EE 487 Digital Signal Processing Lab 1 Credit
Implementation analysis and design of digital signal processing functions and techniques. Study and practice in the use of software and hardware platforms used for digital signal processing applications. Laboratory: 3 hours. Prerequisite: EE 350. Co-requisite: EE 486. This course is offered once a year.
EE 490 Advanced Topics 3 Credits
A course that provides advanced study in an area of the instructor's special competence. Courses that have been offered in the past include Power System Stability, Electrical Communications II, Microwave Theory and Techniques and Digital Systems. Offered as the occasion demands. Classroom 3 hours. Prerequisite: senior standing.
EE 491 Electrical System Design I 3 Credits
Introduction to design problems.
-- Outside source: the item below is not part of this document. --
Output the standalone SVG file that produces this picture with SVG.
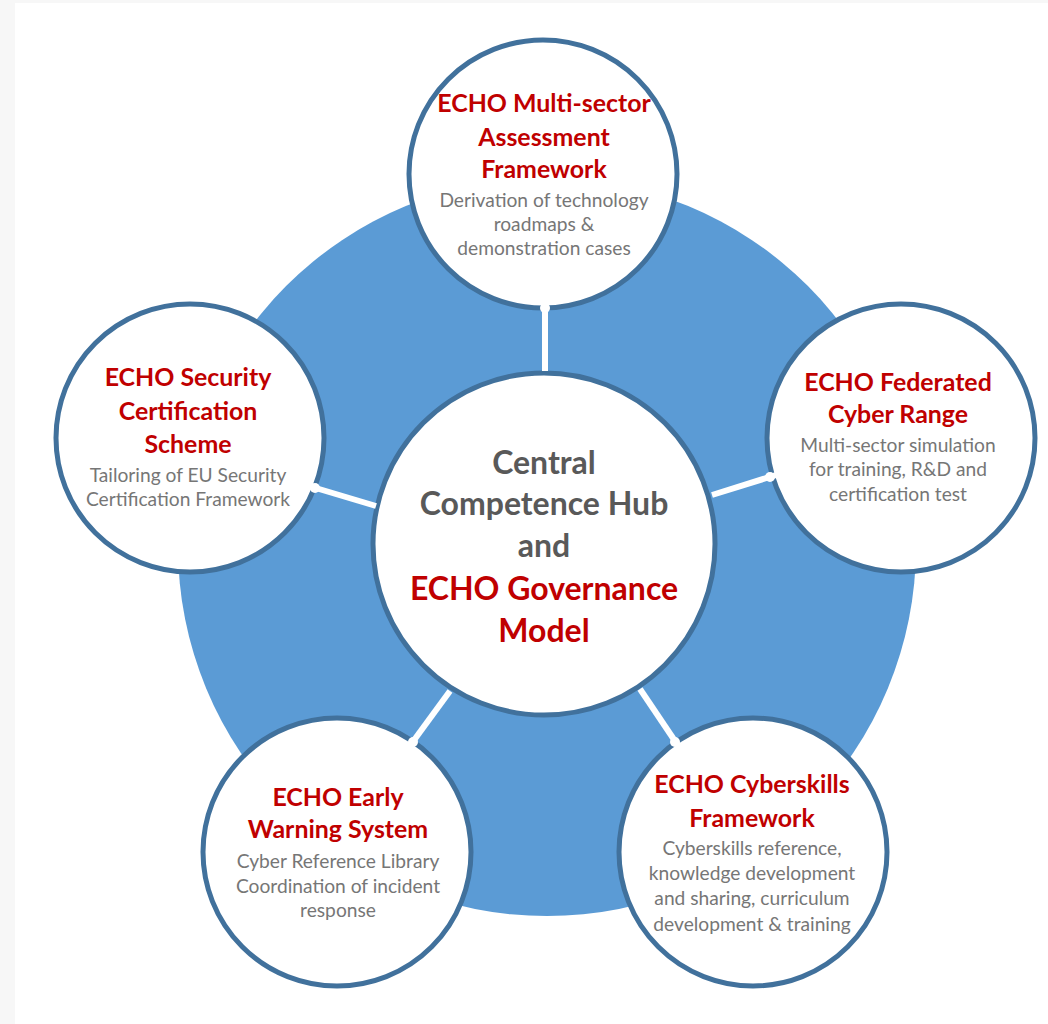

Application of concepts of electrical engineering to a capstone design project. The first of a two-semester sequence, this course focuses on the problem statement, specification, preliminary design, design review and approval stages of the design processes, the design process involves exploring alternate solutions and design optimization and simulation. Economic constraints and human factors are considered in the design process. The course requires nine hours per week of directed reading, research and experimentation. Prerequisite: seventh semester standing and permission of the instructor.
EE 494 Electrical System Design II 3 Credits
This course is the second in the two-semester capstone design project sequence. It focuses on the final stages of the design process-finalized design, implementation and testing. A written project report and an oral presentation to students and faculty is required. Nine hours per week of directed readings, research, and experimentation. Prerequisite: EE 491.